This year I’ve been reading a lot of biographies and writing some short profile pieces. Both experiences have caused me to reflect back on a book-length biography I wrote a few years ago on the little-known educator Sherwin Cody.
I first learned about Sherwin Cody as an adolescent, when I spotted his “remarkable invention [that] has improved the speech and writing of thousands of people” in the back of a comic book. (It turned out to be a patented workbook of grammar exercises.) Many years later, reading about the history of writing instruction, I became fascinated by Cody’s life and career, so much so that I decided to tell his story. The rest is history, or more accurately, biography.
Writing a book-length biography was a new experience for me at the time. I learned a lot along the way. Here are a few tips based on my experience.

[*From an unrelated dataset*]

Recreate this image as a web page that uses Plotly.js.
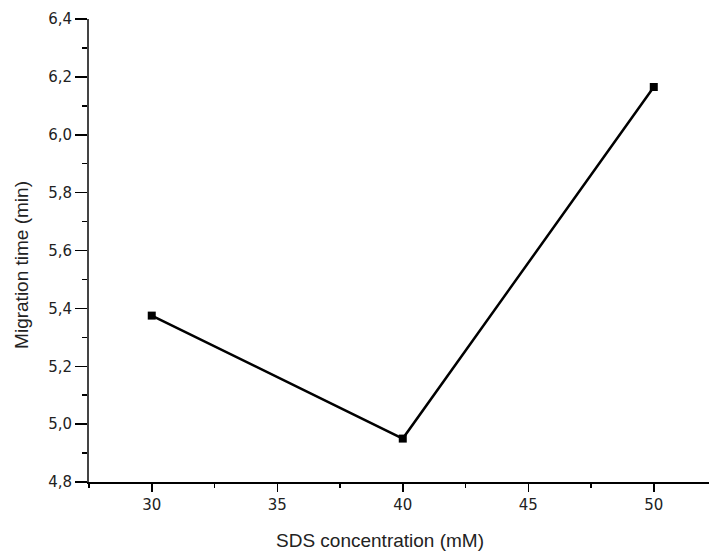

Start small—A good way to begin is by writing a short profile of your subject in no more than 1,000 words. Imagine it as a short encyclopedia piece or obituary of the person that encapsulates the basic story (the who, what, where, when and how) along with discussion of significant accomplishments and challenges. The profile will tell you if you know enough to write more and also help you to clarify your stance toward the subject. If you feel too strongly about your subject you may not be the ideal person to write a biography. There may be a temptation to adulate or unmask.
Figure out the contexts—Spend some time studying the individual’s era. What was the state of the world during the person’s lifetime, and how did major events intersect with your subject’s life. The context can be large-scale, taking in the sweep of history over several generations, or finely grained, covering one life span. But understanding the world as it was will give you a sense of how your subject may have seen it.
If you are writing about someone who has already been the subject of biographical work, you also need to consider the context of what other writers have said. How does your effort add to the story? Do you have new material? Has there been a re-evaluation of the individual? Has society changed in such a way that the person has new relevance? Is there an anniversary on the horizon? (You’ll want to plan way ahead for that last one!)
Develop a research network—As you dig into your work, be on the lookout for new material. Is archival material coming available? Are there family members who have recollections or bits of ephemera? Can you find some librarians or archivists or historical society staffers who share your interest? Some of this research may involve travel and/or copying fees, so keep that cost in mind.
Engage the backstory—Part of the enjoyment of writing a biography is that it allows you to put together a mystery not just out of large events, but out of small puzzle pieces as well. A description of some event during a person’s college years or on a vacation, for example, can illustrate their personality just as well as a large life event does, and it can make the subject relatable to readers who may have had a similar experience. Finding the sweet spot between too much digression and just enough backstory will not come immediately but it is worth the effort.
Be open to refocusing your idea—As you write and learn more about your subject, it may turn out that the story you are writing is not really about just one person. Perhaps it is a story about an ensemble of like-minded people, or a movement, and perhaps the stories of others are just as fascinating and important. Your work could turn out to be about a group working together or in opposition, or about people set in different times or places brought together by common thread. It may not be a biography in the strict sense and that’s fine. You can adjust.
Writing a biography can take an author anywhere. If there is someone whose life fascinates you and that you are in a position to illuminate as a researcher and writer, jump in.